Public Servant: Robinson takes on new role at WPD
Glen Robinson has been a deputy sheriff. He’s been an internal affairs investigator in prisons. He’s been a 911 dispatcher.
Now he’s filling a new role at the Winchester Police Department tasked with keeping up with the officers’ body-worn cameras and other duties.
Robinson, a Madison County resident, was hired as a 911 communications officer in Winchester in 2012.
“They were talking about building a new dispatch center,” Robinson said. While dispatch operations eventually remained within the police station, Robinson was involved in replacing all the consoles and upgrading the department’s abilities.
When the department purchased the body-worn cameras a year ago, the city commission created a new position to keep up with the mountains of video evidence recorded every day by the officers, he said.
The department purchased two cameras per officer, one to wear during the shift and a second ready to go at the department. When officers finish their shift, they switch cameras, and the footage is uploaded. The cameras record each contact between officers and the public.
Once everything is uploaded, Robinson’s work starts.
“(Footage) could be for a cat in a tree down to a murder,” Robinson said.
The officer notes whether the personal contact is evidence in a case or not, which determines how long it is kept, he said, from 30 days to 30 years.
Robinson also handles requests from attorneys and the public for the footage, whether for a criminal case or a traffic accident. On one recent day, Robinson had a stack of requests about an inch and a half thick. Since the first of the year, Robinson said he had filled 110 requests from private attorneys or the public. That does not include requests by prosecutors.
“Depending on the type of call, a video may last six to 12 minutes,” he said. “If its an investigation, it could last an hour.”
For each one, Robinson must redact any personal information before releasing the video.
“That hour video turns into three hours of work,” he said. “If you have four officers (at a scene), multiply that by four.”
Since the cameras were put in use in May 2017, 13,200 separate pieces of evidence have been recorded and logged, he said.
Robinson has also worked on several special projects, including getting new laptops for all the officers’ vehicles, traffic cameras at key intersections in town and installing microwave antennas on towers to improve radio communication. The microwave antennas help facilitate a radio simulcast system, he said, which allows city officers and deputy sheriffs, for example, to hear information at the same time.
“It saves a second dispatcher from repeating the information a second time,” Robinson said. “That project has been a major success.”
Robinson can also track criminal activity, which can indicate trends for officers.
“I can’t predict crime yet, but if we start getting car break-ins two or three nights in a row, that might be a point we need to do some extra patrols,” he said.

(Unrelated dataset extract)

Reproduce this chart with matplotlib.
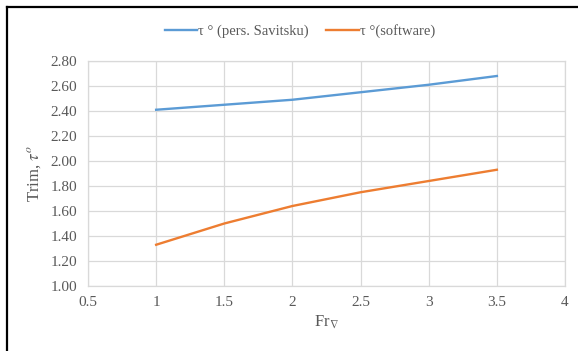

Robinson said he misses being on the road but still feels involved in law enforcement.
“I’ve enjoyed every side of it,” he said. “Here I’m looking at a screen every day. This keeps me close to it without getting shot at.”
Robinson is just one part of a much larger operation, he said.
“What I do it not a one-man show,” he said. It’s a lot of cogs coming together to be a well-oiled machine,” he said. “We can’t see the fruit (of our labors) until we’ve all worked together.”